Beware the edge case: I responded STOP to a message years ago, then was unable to receive SMS from a popular money transmission app during the signup flow to claim funds that a friend sent me.
After over a month of troubleshooting, it turns out that I had sent "STOP" to that number years ago on a different device (no longer visible in chat history) and now had to send "UNSTOP" in order to receive the phone verification SMS required to sign up for the service. It was a shared number between multiple apps.
I find it such a weird thing, maybe it's nice in some cases, but really this is a weird mechanism.

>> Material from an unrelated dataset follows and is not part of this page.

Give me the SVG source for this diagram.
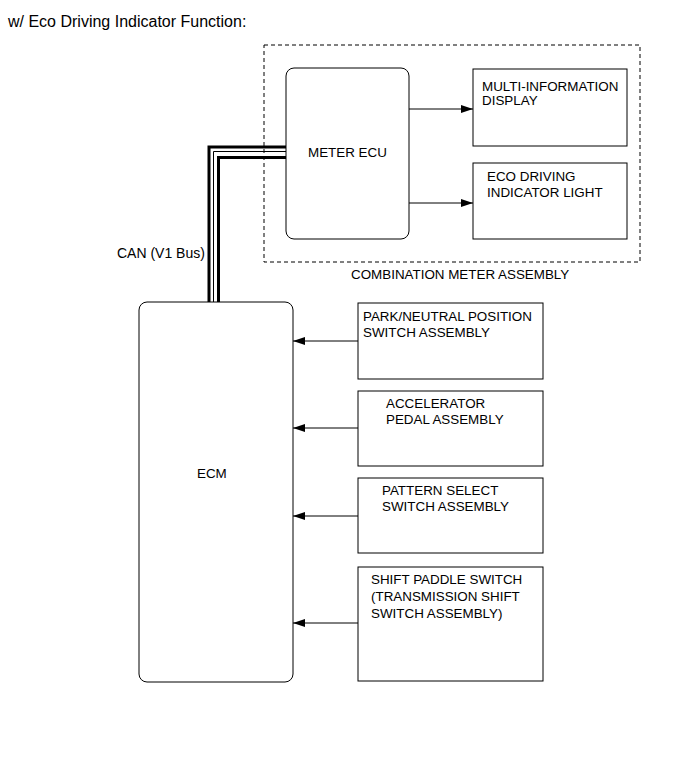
<svg xmlns="http://www.w3.org/2000/svg" width="691" height="757" viewBox="0 0 691 757">
<style>
text{font-family:"Liberation Sans",Arial,sans-serif;font-size:13.4px;fill:#000}
.title{font-size:16px}
.box{fill:#fff;stroke:#000;stroke-width:1}
.conn{stroke:#000;stroke-width:1;fill:none}
.bus{fill:none;stroke:#000}
</style>
<defs>
<marker id="ah" markerWidth="12" markerHeight="8" refX="12" refY="4" orient="auto" markerUnits="userSpaceOnUse">
<path d="M0,0 L12,4 L0,8 Z" fill="#000"/>
</marker>
</defs>
<rect width="691" height="757" fill="#fff"/>
<text class="title" x="8" y="27">w/ Eco Driving Indicator Function:</text>
<g id="combination-meter">
<rect x="264" y="45" width="376" height="217" fill="none" stroke="#000" stroke-width="1" stroke-dasharray="4,3"/>
<text x="351" y="279">COMBINATION METER ASSEMBLY</text>
</g>
<g id="connectors">
<path class="bus" d="M209,302 V147 H286" stroke-width="3"/>
<path class="bus" d="M213.5,302 V151.5 H286" stroke-width="1"/>
<path class="bus" d="M218.5,302 V157.5 H286" stroke-width="3"/>
<line class="conn" x1="409" y1="109" x2="473" y2="109" marker-end="url(#ah)"/>
<line class="conn" x1="409" y1="203" x2="473" y2="203" marker-end="url(#ah)"/>
<line class="conn" x1="358" y1="341" x2="293" y2="341" marker-end="url(#ah)"/>
<line class="conn" x1="358" y1="428" x2="293" y2="428" marker-end="url(#ah)"/>
<line class="conn" x1="358" y1="516" x2="293" y2="516" marker-end="url(#ah)"/>
<line class="conn" x1="358" y1="623" x2="293" y2="623" marker-end="url(#ah)"/>
<text x="117" y="258" style="font-size:14px">CAN (V1 Bus)</text>
</g>
<g id="meter-ecu">
<rect class="box" x="286" y="68" width="123" height="171" rx="8"/>
<text x="308" y="157">METER ECU</text>
</g>
<g id="multi-info">
<rect class="box" x="473" y="69" width="154" height="77"/>
<text x="482" y="91">MULTI-INFORMATION</text>
<text x="482" y="105">DISPLAY</text>
</g>
<g id="eco-light">
<rect class="box" x="473" y="163" width="154" height="76"/>
<text x="487" y="181">ECO DRIVING</text>
<text x="487" y="197">INDICATOR LIGHT</text>
</g>
<g id="ecm">
<rect class="box" x="139" y="302" width="154" height="380" rx="8"/>
<text x="197" y="478">ECM</text>
</g>
<g id="park-neutral">
<rect class="box" x="358" y="303" width="185" height="76"/>
<text x="363" y="321">PARK/NEUTRAL POSITION</text>
<text x="363" y="337">SWITCH ASSEMBLY</text>
</g>
<g id="accelerator">
<rect class="box" x="358" y="391" width="185" height="75"/>
<text x="386" y="408">ACCELERATOR</text>
<text x="386" y="424">PEDAL ASSEMBLY</text>
</g>
<g id="pattern-select">
<rect class="box" x="358" y="478" width="185" height="75"/>
<text x="382" y="495">PATTERN SELECT</text>
<text x="382" y="511">SWITCH ASSEMBLY</text>
</g>
<g id="shift-paddle">
<rect class="box" x="358" y="567" width="185" height="114"/>
<text x="371" y="584">SHIFT PADDLE SWITCH</text>
<text x="371" y="601">(TRANSMISSION SHIFT</text>
<text x="371" y="618">SWITCH ASSEMBLY)</text>
</g>
</svg>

Phone numbers are exchanged a lot and repurposed. Most providers/carriers will likely have a do-not-use-for-x-amount-of-time bin to put newly reclaimed numbers in, but after a while, it will always be re-used. hence this kind of issue can happen.

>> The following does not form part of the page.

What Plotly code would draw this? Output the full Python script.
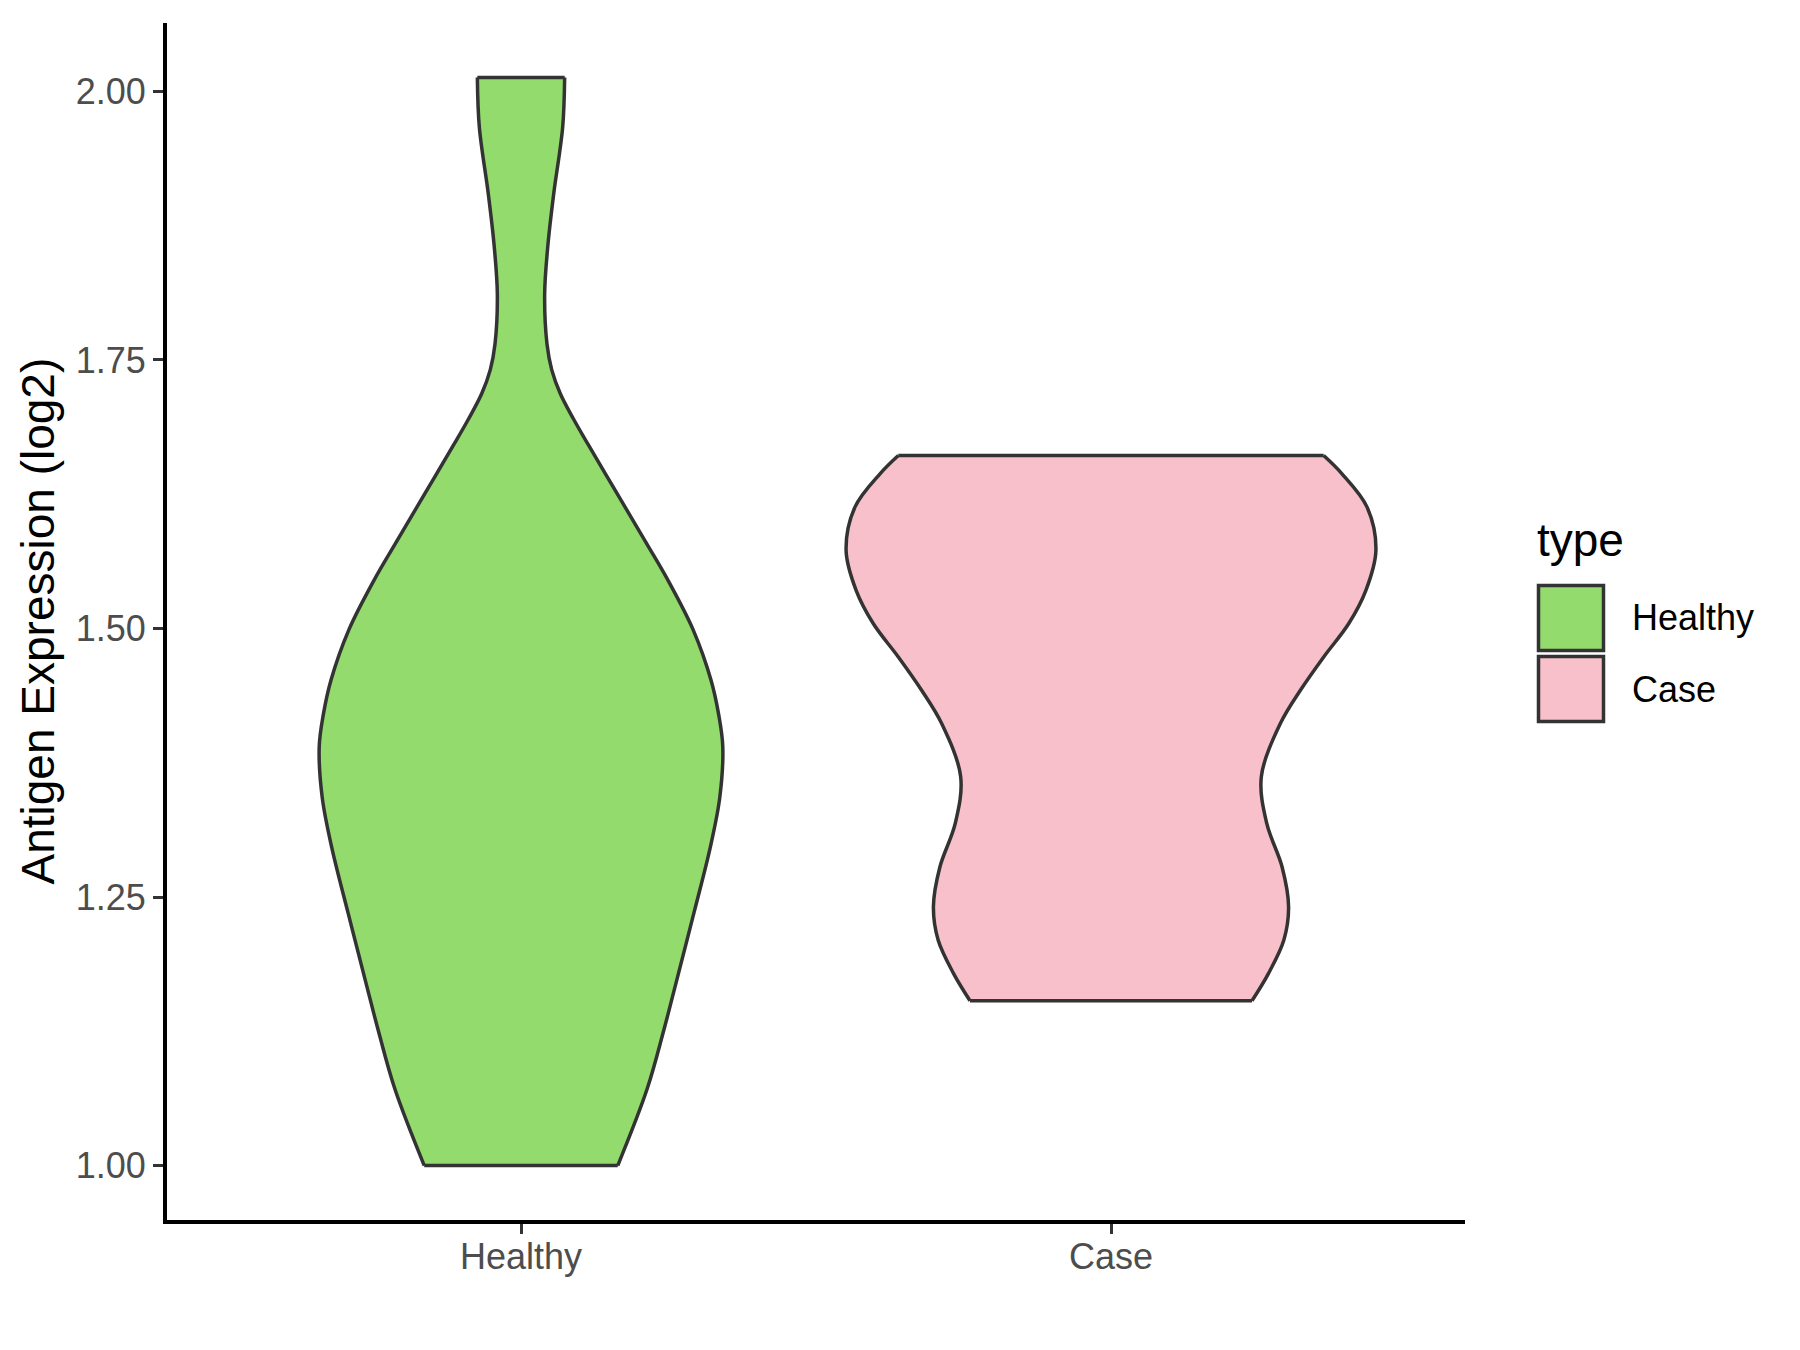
import plotly.graph_objects as go

# ---- data (violin outlines: value vs. half-width) ----
categories = ["Healthy", "Case"]
fill_colors = ["#93DB6C", "#F7C0CB"]

healthy_y = [2.013, 1.9665, 1.9045, 1.858, 1.8115, 1.765, 1.741, 1.7185, 1.695, 1.672,
             1.6255, 1.579, 1.545, 1.4985, 1.452, 1.42, 1.390, 1.343, 1.2967, 1.235,
             1.1727, 1.126, 1.071, 1.0]
healthy_halfwidth = [0.074, 0.0706, 0.0554, 0.0458, 0.0401, 0.044, 0.052, 0.0667, 0.089, 0.113,
                     0.163, 0.213, 0.249, 0.292, 0.322, 0.335, 0.342, 0.337, 0.321, 0.293,
                     0.264, 0.242, 0.2136, 0.164]

case_y = [1.661, 1.644, 1.613, 1.5727, 1.5355, 1.5046, 1.4735, 1.4425, 1.4115,
          1.362, 1.3185, 1.278, 1.241, 1.210, 1.179, 1.1535]
case_halfwidth = [0.3605, 0.3915, 0.434, 0.449, 0.432, 0.403, 0.3605, 0.321, 0.287,
                  0.2548, 0.264, 0.290, 0.301, 0.293, 0.267, 0.239]

y_ticks = [1.00, 1.25, 1.50, 1.75, 2.00]
y_title = "Antigen Expression (log2)"
legend_title = "type"

profiles = [(healthy_y, healthy_halfwidth), (case_y, case_halfwidth)]

OUTLINE = "#333333"
FONT = "Arial, 'Liberation Sans', sans-serif"
LW = 3.5

fig = go.Figure()

for i, (cat, (ys, hw)) in enumerate(zip(categories, profiles)):
    center = i + 1
    left = [center - w for w in hw]
    right = [center + w for w in hw]
    fig.add_trace(go.Scatter(x=left, y=ys, mode="lines",
                             line=dict(width=0, shape="spline", color=OUTLINE),
                             showlegend=False, hoverinfo="skip"))
    fig.add_trace(go.Scatter(x=right, y=ys, mode="lines", fill="tonextx",
                             fillcolor=fill_colors[i],
                             line=dict(width=0, shape="spline", color=OUTLINE),
                             showlegend=False, hoverinfo="skip"))
for i, (cat, (ys, hw)) in enumerate(zip(categories, profiles)):
    center = i + 1
    left = [center - w for w in hw]
    right = [center + w for w in hw]
    for xs in (left, right):
        fig.add_trace(go.Scatter(x=xs, y=ys, mode="lines",
                                 line=dict(width=LW, shape="spline", color=OUTLINE),
                                 showlegend=False, hoverinfo="skip"))
    fig.add_trace(go.Scatter(
        x=[left[0], right[0], None, left[-1], right[-1]],
        y=[ys[0], ys[0], None, ys[-1], ys[-1]],
        mode="lines", line=dict(width=LW, color=OUTLINE),
        showlegend=False, hoverinfo="skip"))

all_y = healthy_y + case_y
ymin, ymax = min(all_y), max(all_y)
pad = (ymax - ymin) * 0.05

# page layout (page has an 8px body margin)
OFF = 8
PL, PR, PT, PB = 167.0, 1465.0, 23.4, 1219.6   # plot edges in page pixels
W, H = 1800 - OFF, 1350 - OFF
L, T = PL - OFF, PT - OFF
R = W - L - (PR - PL)
B = H - T - (PB - PT)
pw, ph = PR - PL, PB - PT


def px(xp):
    return (xp - PL) / pw


def py(yp):
    return (PB - yp) / ph


shapes = []
annotations = []
key_tops = [584, 655]
key_h = 68
for i, cat in enumerate(categories):
    y0p = key_tops[i]
    shapes.append(dict(type="rect", xref="paper", yref="paper",
                       x0=px(1538.5), x1=px(1603.5),
                       y0=py(y0p + key_h - 1.5), y1=py(y0p + 1.5),
                       fillcolor=fill_colors[i],
                       line=dict(color=OUTLINE, width=LW)))
    annotations.append(dict(xref="paper", yref="paper", x=px(1630), y=py(y0p + key_h / 2),
                            xanchor="left", yanchor="middle", showarrow=False,
                            text=cat, font=dict(size=36, color="black", family=FONT)))
annotations.append(dict(xref="paper", yref="paper", x=px(1535), y=py(540),
                        xanchor="left", yanchor="middle", showarrow=False,
                        text=legend_title, font=dict(size=46, color="black", family=FONT)))
annotations.append(dict(xref="paper", yref="paper", x=px(37), y=0.5,
                        xanchor="center", yanchor="middle", showarrow=False, textangle=-90,
                        text=y_title, font=dict(size=46, color="black", family=FONT)))

fig.update_layout(
    width=W, height=H,
    margin=dict(l=L, r=R, t=T, b=B, pad=0),
    plot_bgcolor="white", paper_bgcolor="white",
    showlegend=False,
    font=dict(family=FONT),
    shapes=shapes, annotations=annotations,
    xaxis=dict(range=[0.4, 2.6], tickvals=[1, 2], ticktext=categories,
               showline=True, linecolor="black", linewidth=4,
               ticks="outside", ticklen=10, tickwidth=2.5, tickcolor=OUTLINE,
               ticklabelstandoff=-8,
               tickfont=dict(size=36, color="#4D4D4D", family=FONT),
               showgrid=False, zeroline=False),
    yaxis=dict(range=[ymin - pad, ymax + pad], tickvals=y_ticks,
               ticktext=[f"{v:.2f}" for v in y_ticks],
               showline=True, linecolor="black", linewidth=4,
               ticks="outside", ticklen=10, tickwidth=2.5, tickcolor=OUTLINE,
               tickfont=dict(size=36, color="#4D4D4D", family=FONT),
               showgrid=False, zeroline=False),
)

fig.write_html("out.html")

In my country there's a place to register to disallow unsolicited marketing and other types of messaging. That's not by number you 'STOP' and hence it won't have such effects. A marketeer/sales company is simply not allowed by law to dial your number for sales/marketing, so they have auto-lookups to that registry to prevent breaching the law. translated, it's the 'do-not-call-me-registry' :D aptly named.

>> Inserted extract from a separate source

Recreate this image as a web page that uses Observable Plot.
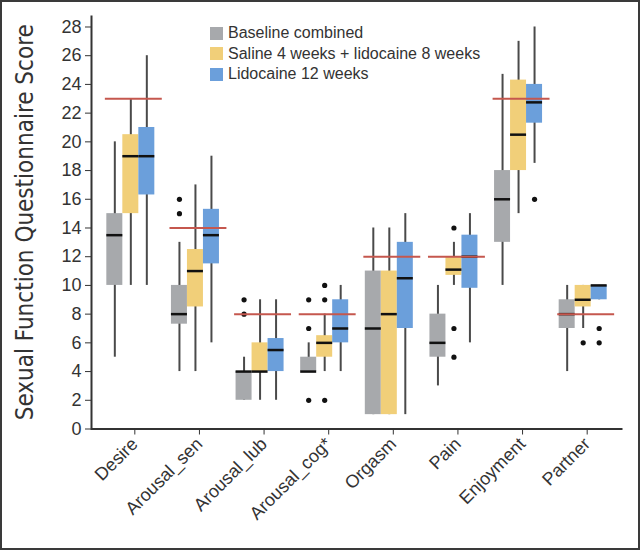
<!DOCTYPE html>
<html><head><meta charset="utf-8">
<script src="https://cdn.jsdelivr.net/npm/d3@7"></script>
<script src="https://cdn.jsdelivr.net/npm/@observablehq/plot@0.6"></script>
<style>
body{margin:0;background:#fff;}
#wrap{position:relative;width:640px;height:550px;overflow:hidden;font-family:"Liberation Sans",Arial,sans-serif;background:#fff;}
#chart{position:absolute;left:0;top:0;}
#border{position:absolute;left:0;top:0;width:640px;height:550px;box-sizing:border-box;border:2px solid #3a3a3a;pointer-events:none;}
#legend{position:absolute;left:210px;top:23px;font-size:16px;color:#333;line-height:20.5px;}
.item{display:flex;align-items:center;height:20.5px;white-space:nowrap;}
.sw{width:13px;height:13px;margin-right:5px;flex:none;}
g[aria-label="y-axis label"] text{font-family:"Liberation Sans Narrow","DejaVu Sans Condensed",sans-serif;font-size:24px;fill:#333;}
</style>
</head><body>
<div id="wrap"><div id="chart"></div><div id="legend"></div><div id="border"></div></div>
<script>
// ---- data ----
const categories = ["Desire","Arousal_sen","Arousal_lub","Arousal_cog*","Orgasm","Pain","Enjoyment","Partner"];
const seriesNames = ["Baseline combined","Saline 4 weeks + lidocaine 8 weeks","Lidocaine 12 weeks"];
const seriesColors = ["#a7a9ac","#f1cf79","#6b9fdb"];
const yTicks = [0,2,4,6,8,10,12,14,16,18,20,22,24,26,28];
const yLabel = "Sexual Function Questionnaire Score";

const baselineMin    = [5, 4, 2, 4, 1, 3, 10, 4];
const baselineQ1     = [10, 7.3, 2, 4, 1, 5, 13, 7];
const baselineMedian = [13.5, 8, 4, 4, 7, 6, 16, 8];
const baselineQ3     = [15, 10, 4, 5, 11, 8, 18, 9];
const baselineMax    = [20, 13, 5, 6, 14, 10, 24.7, 10];
const baselineOutliers = [[], [15, 16], [8, 9], [2, 7, 9], [], [], [], []];

const salineMin    = [10, 4, 2, 4, 1, 10, 15, 7];
const salineQ1     = [15, 8.5, 4, 5, 1, 10.7, 18, 8.5];
const salineMedian = [19, 11, 4, 6, 8, 11.1, 20.5, 9];
const salineQ3     = [20.5, 12.5, 6, 6.5, 11, 12, 24.3, 10];
const salineMax    = [23, 17, 9, 8, 14, 13, 27, 10];
const salineOutliers = [[], [], [], [2, 9, 10], [], [5, 7, 14], [], [6]];

const lidoMin    = [10, 6, 2, 4, 1, 6, 18.5, 9];
const lidoQ1     = [16.3, 11.5, 4, 6, 7, 9.8, 21.3, 9];
const lidoMedian = [19, 13.5, 5.5, 7, 10.5, 12, 22.75, 10];
const lidoQ3     = [21, 15.3, 6.3, 9, 13, 13.5, 24, 10];
const lidoMax    = [26, 19, 9, 10, 15, 15, 28, 10];
const lidoOutliers = [[], [], [], [], [], [], [16], [6, 7]];

const norms = [23, 14, 8, 8, 12, 12, 23, 8];

// ---- build tables ----
const mins = [baselineMin, salineMin, lidoMin];
const q1s = [baselineQ1, salineQ1, lidoQ1];
const meds = [baselineMedian, salineMedian, lidoMedian];
const q3s = [baselineQ3, salineQ3, lidoQ3];
const maxs = [baselineMax, salineMax, lidoMax];
const outs = [baselineOutliers, salineOutliers, lidoOutliers];

const W = 640, H = 550;
const ml = 91, mr = 18, mt = 15, mb = 121.5;
const pInner = 0.119, pOuter = 0.168;
const step = (W - ml - mr) / (categories.length - pInner + 2 * pOuter);
const band = step * (1 - pInner);
const boxW = 16;
const ins = band / 2 - boxW / 2;
const offsets = [-16, 0, 16];
const fw = W - ml - mr, fh = H - mt - mb;

const boxMarks = [], medMarks = [];
seriesNames.forEach((s, j) => {
  const rows = categories.map((c, i) => ({cat: c, min: mins[j][i], q1: q1s[j][i], med: meds[j][i], q3: q3s[j][i], max: maxs[j][i]}));
  const od = [];
  categories.forEach((c, i) => outs[j][i].forEach(v => od.push({cat: c, v})));
  boxMarks.push(Plot.ruleX(rows, {x: "cat", y1: "min", y2: "max", dx: offsets[j], stroke: "#4a4a4a", strokeWidth: 2}));
  boxMarks.push(Plot.barY(rows, {x: "cat", y1: "q1", y2: "q3", fill: seriesColors[j], insetLeft: ins, insetRight: ins, dx: offsets[j]}));
  boxMarks.push(Plot.dot(od, {x: "cat", y: "v", r: 2.6, fill: "#111", stroke: "none", dx: offsets[j]}));
  medMarks.push(Plot.tickY(rows, {x: "cat", y: "med", stroke: "#111", strokeWidth: 2.5, insetLeft: ins, insetRight: ins, dx: offsets[j]}));
});

const normRows = categories.map((c, i) => ({cat: c, v: norms[i]}));

const chart = Plot.plot({
  width: W, height: H,
  marginLeft: ml, marginRight: mr, marginTop: mt, marginBottom: mb,
  style: {background: "#fff", color: "#333", fontFamily: "Liberation Sans, Arial, sans-serif"},
  x: {type: "band", domain: categories, paddingInner: pInner, paddingOuter: pOuter, round: false, label: null},
  y: {domain: [0, 28.8], label: null},
  marks: [
    ...boxMarks,
    ...medMarks,
    Plot.tickY(normRows, {x: "cat", y: "v", stroke: "#c5574e", strokeWidth: 2, dx: 3}),
    Plot.frame({stroke: "#333", strokeWidth: 2, strokeDasharray: `0,${fw + fh},${fw + fh}`}),
    Plot.axisY({ticks: yTicks, tickSize: 6, tickPadding: 4, fontSize: 18, label: yLabel, labelArrow: "none", labelAnchor: "center", labelOffset: 76}),
    Plot.axisX({tickRotate: -45, tickSize: 6, tickPadding: 6, fontSize: 18, dx: 4, label: null})
  ]
});
// strip any arrow the library may add to the axis label
chart.querySelectorAll('g[aria-label="y-axis label"] text').forEach(t => { t.textContent = yLabel; });
document.getElementById("chart").appendChild(chart);

const leg = document.getElementById("legend");
seriesNames.forEach((s, j) => {
  const it = document.createElement("div"); it.className = "item";
  const sw = document.createElement("span"); sw.className = "sw"; sw.style.background = seriesColors[j];
  const t = document.createElement("span"); t.textContent = s;
  it.appendChild(sw); it.appendChild(t); leg.appendChild(it);
});
</script>
</body></html>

it won't stop phishing messages etc., but not much will. if you'd block it from 1 number, they will just use the next number..
Just wanted to say that I find it curious that you have to text “UNSTOP” and not something like “START”, lol
I’ve encountered a couple instances of businesses that 1) send me unsolicited marketing mail, 2) react to that being flagged as spam by internally blocklisting me, then 3) silently fail to send transactional mail such as password resets.
A similar thing happened to me with my Amazon account with a forgotten password. I ended up just creating a new account.
This happened to me with a major bank. They were using the same number for 2FA and some other types of texts. I got locked out of my account for a while because I had unsubscribed from their marketing texts. What an unbelievably dumb way to send 2FA codes.